Advertisements for R. H. Macy & Co., Manhattan department store, are bright and saucy, written to make Macy's underselling policy seem chic as well as thrifty. They have influenced other department store advertising, made Macy's publicity director and vice president, Kenneth Collins, who seven years ago taught freshman English at the University of Idaho, the highest paid advertising director in the U. S. Six weeks ago, in an article for Motion Picture Herald, Kenneth Collins told Editor Jerry Ramsaye what he thought about advertisements for Cinema. He said they were inaccurate, exaggerated, nonspecific, overenthusiastic, ineffective.

Cinema advertising executives were moved to sharp replies. S. Charles Ein-feld, advertising and publicity director of Warner Bros., pointed out that Macy's methods were impractical for the cinema, which sells one thing at a time, cannot advertise cut-rates. Hal Home, advertising and publicity director of United Artists, said the rise of Macy's could be entitled "From Gags to Riches," pointed out that advertisement for pictures must "get all selling points over before the picture opens," that films cannot, like stores, build up goodwill. Last week the controversy continued when Kenneth Collins addressed a luncheon of the Associated Motion Picture Advertisers, Inc. He repeated:

"The grossest sort of exaggeration finds its way into motion-picture advertising. It is filled with such lines as, 'you will never forget this picture as long as you live' and 'this is New York's greatest thrill.' Such promises not only weaken the force of your advertising but in addition are the grossest and most flagrant sort of lies.

"One gets the conviction from reading film advertisements that few of the film men who wrote them actually saw the pictures. If they did, they are the worst writers I ever saw. It is bad advertising practice to write about something you know nothing about."

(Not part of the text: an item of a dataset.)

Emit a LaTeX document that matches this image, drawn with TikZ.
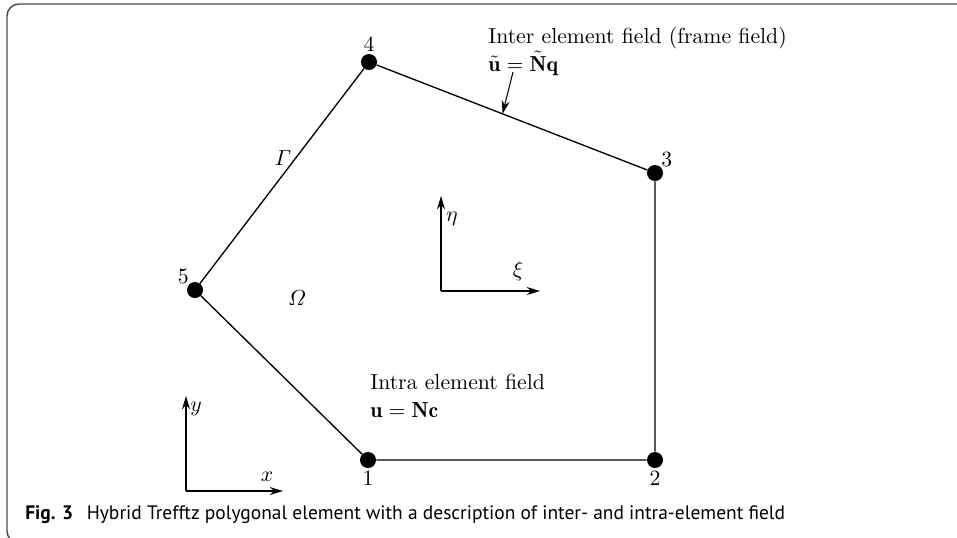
\documentclass[tikz,border=0pt]{standalone}
\usepackage{amsmath}
\usepackage{fontspec}
\usetikzlibrary{arrows.meta}
\newfontfamily\capfont{PT Sans}
\tikzset{
  vertex/.style={circle, fill=black, inner sep=0pt, minimum size=12pt},
  edge/.style={line width=1pt},
  axis/.style={->, line width=0.8pt},
  lbl/.style={scale=1.63, transform shape},
  field/.style={lbl, anchor=north west, align=left, inner sep=0pt},
}
\begin{document}
\begin{tikzpicture}[>={Stealth[length=10pt,width=6pt]}, x=0.75pt, y=-0.75pt, font=\fontsize{10}{12.6}\selectfont]
\useasboundingbox (0,0) rectangle (957,537);
% frame
\draw[gray!60!black, line width=1.1pt, rounded corners=9pt] (975,4) -- (7,4) -- (7,543) -- (40,543);
% element
\node[vertex, label={[lbl, inner sep=1pt]below:1}] (n1) at (368,460) {};
\node[vertex, label={[lbl, inner sep=1pt]below:2}] (n2) at (655,460) {};
\node[vertex, label={[lbl, inner sep=0pt]above right:3}] (n3) at (655,173) {};
\node[vertex, label={[lbl, inner sep=1pt]above:4}] (n4) at (369,62) {};
\node[vertex, label={[lbl, inner sep=0pt]above left:5}] (n5) at (195,290) {};
\draw[edge] (n1) -- (n2) -- (n3) -- node[pos=0.535, coordinate] (hit) {} (n4) -- (n5) -- (n1);
\node[lbl] (gamma) at (283,158) {$\varGamma$};
\node[lbl] (omega) at (297,298) {$\varOmega$};
% fields
\node[field] (inter) at (488,27) {Inter element field (frame field)\\$\tilde{\mathbf{u}}=\tilde{\mathbf{N}}\mathbf{q}$};
\coordinate (tail) at (513,72);
\draw[axis] (tail) -- (hit);
\node[field] (intra) at (370,374) {Intra element field\\$\mathbf{u}=\mathbf{N}\mathbf{c}$};
% local axes
\coordinate (lo) at (441,291);
\coordinate (leta) at (441,196);
\coordinate (lxi) at (540,291);
\draw[axis] (lo) -- (leta);
\draw[axis] (lo) -- (lxi);
\node[lbl] (eta) at (452,219) {$\eta$};
\node[lbl] (xi) at (518,271) {$\xi$};
% global axes
\coordinate (go) at (186,491);
\coordinate (gy) at (186,396);
\coordinate (gx) at (283,491);
\draw[axis] (go) -- (gy);
\draw[axis] (go) -- (gx);
\node[lbl] (ylab) at (196,409) {$y$};
\node[lbl] (xlab) at (267,477) {$x$};
% caption
\node[anchor=base west, inner sep=0pt, font=\capfont\fontsize{14.6}{17}\selectfont] (caption) at (25,519) {\textbf{Fig. 3}\hspace{0.7em}Hybrid Trefftz polygonal element with a description of inter- and intra-element field};
\end{tikzpicture}
\end{document}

To this blast. "Phil M. Daly" (Jack Harrower), Film Daily colyumist, responded by accusing Macy advertisements of giving the public an erroneous impression that "the department store workers are just One Big Happy Family." He reminded Mr. Collins that the Better Business Bureau of New York has condemned advertisements which claim that a store is underselling competitors (TIME, Oct. 12). The B. B. B. in a letter which Macy's competitors reprinted in advertisements, called such methods ". . . an open attack on the integrity of advertising. . . unsound business. . . inimical to the public interest . . . ruthless and predatory."

The New Pictures

Taxi (Warner). If you have seen The Public Enemy, Smart Money or Blonde Crazy, you have some idea what to expect of Taxi. Authors Kubec Glasmon and John Bright are camera-minded writers and their stories, which usually deal in an offhand way with violent happenings, have speed, vigor and assurance. Fortunately for all concerned, James Cagney attracted Hollywood's attention at about the same time as Authors Bright and Glasmon. When he appears in one of their inventions the result is often brilliantly successful.